Les œuvres dont les intrigues se déroulent à l’étranger sont, sinon rares, du moins peu nombreuses. La plupart d’entre elles sont classées dans ses Études philosophiques (Massimilla Doni se déroule à Venise, Sarrasine à Rome, L’Élixir de longue vie à Ferrare, L’Auberge rouge en Allemagne, Jésus-Christ en Flandres en Belgique, Albert Savarus en partie en Suisse, Séraphîta en Norvège, El Verdugo en Espagne).
Quant aux très grands voyages, ils ne sont pas complétements oubliés par l’auteur, mais ce sont des voyages hors du livre. Les personnages sortent alors du cadre du récit, et leurs voyages ne sont qu’à peine évoqués.
Si on peut dire que l’écrivain à une connaisssance géographique parfois assez peu précise – « Pour [Balzac], l’Orient est un monde sans délimitation géographique précise ; dans son esprit, « l’Asie et l’Orient se recouvrent largement » [cf P. Citron]. » – on peut néanmoins noter que les personnages de Balzac visitent presque tous les continents
Charles Mignon va à Canton dans Modeste Mignon
Philippe Bridau va à New-York et en Algérie dans La Rabouilleuse
Paul de Manerville à Calcutta, Montriveau en Haute-Egypte et en Afrique centrale (pour suivre les conquêtes napoléoniennes)….

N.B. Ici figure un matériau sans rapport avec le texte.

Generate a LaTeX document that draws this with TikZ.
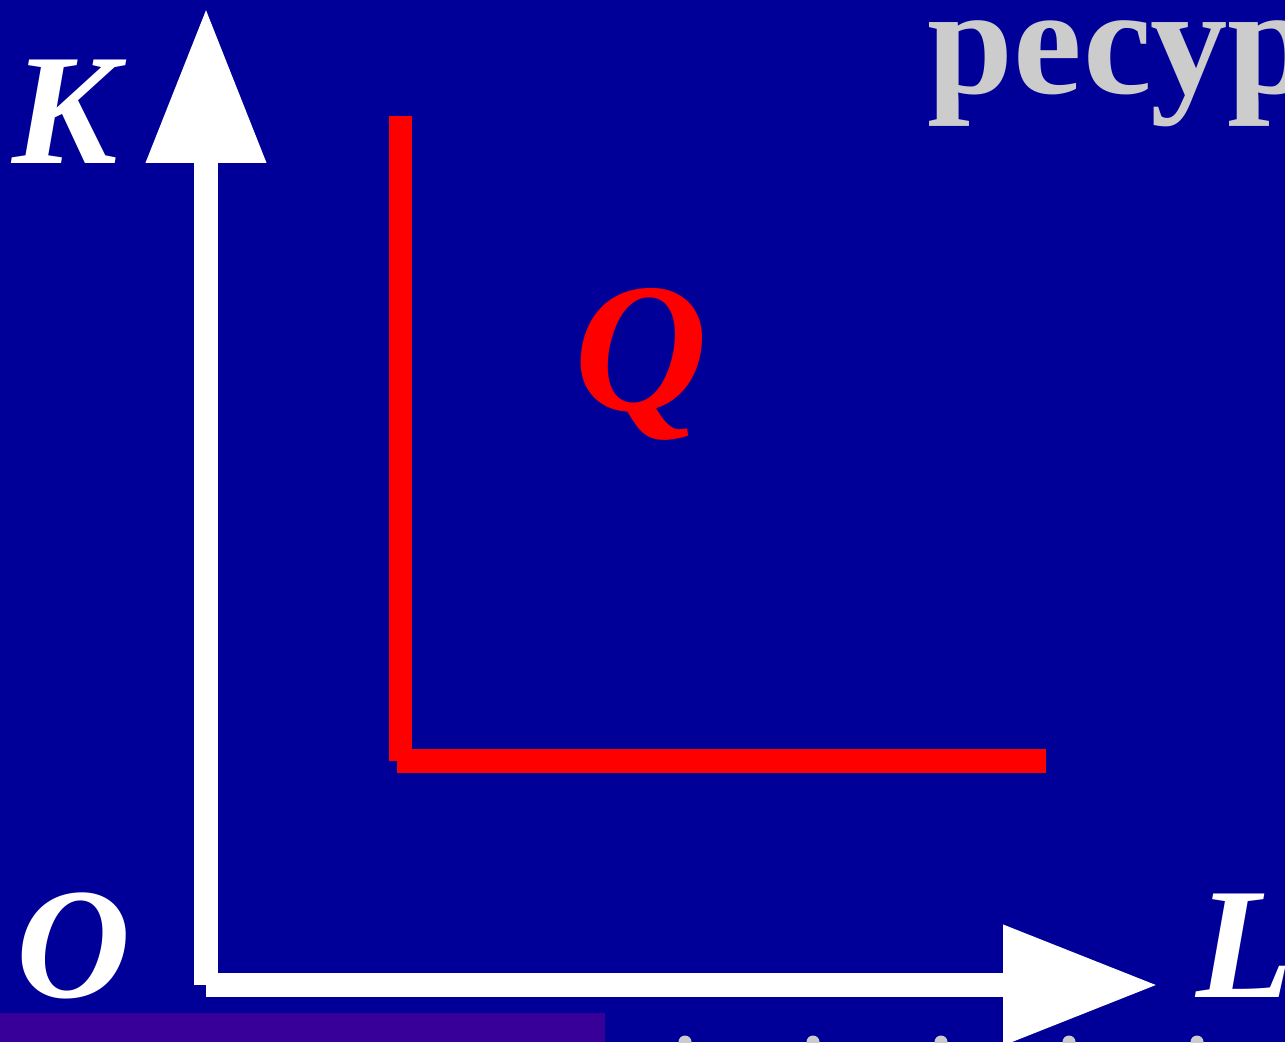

Charles Grandet va à Java dans Eugénie Grandet
Charles devint dur, âpre à la curée. Il vendit des Chinois, des Nègres, des nids d’hirondelles, des enfants, des artistes ; il fit l’usure en grand. L’habitude de frauder les droits de douane le rendit moins scrupuleux sur les droits de l’homme. Il allait alors à Saint-Thomas acheter à vil prix les marchandises volées par les pirates, et les portait sur les places où elles manquaient. Si la noble et pure figure d’Eugénie l’accompagna dans son premier voyage comme cette image de Vierge que mettent sur leur vaisseau les marins espagnols, et s’il attribua ses premiers succès à la magique influence des voeux et des prières de cette douce fille ; plus tard, les Négresses, les Mûlatresses, les Blanches, les Javanaises, les Almées, ses orgies de toutes les couleurs, et les aventures qu’il eut en divers pays effacèrent complétement le souvenir de sa cousine, de Saumur, de la maison, du banc, du baiser pris dans le couloir. Il se souvenait seulement du petit jardin encadré de vieux murs, parce que là sa destinée hasardeuse avait commencé ; mais il reniait sa famille : son oncle était un vieux chien qui lui avait filouté ses bijoux ; Eugénie n’occupait ni son coeur ni ses pensées, elle occupait une place dans ses affaires comme créancière d’une somme de six mille francs. Cette conduite et ces idées expliquent le silence de Charles Grandet. Dans les Indes, à Saint-Thomas, à la côte d’Afrique, à Lisbonne et aux Etats-Unis, le spéculateur avait pris, pour ne pas compromettre son nom, le pseudonyme de Sepherd. Carl Sepherd pouvait sans danger se montrer partout infatigable, audacieux, avide […]
Eugénie Grandet
Si certains personnages des romans de Balzac font de long voyages, la plupart de ses personnages font des voyages relativement communs dans leurs modes de transports.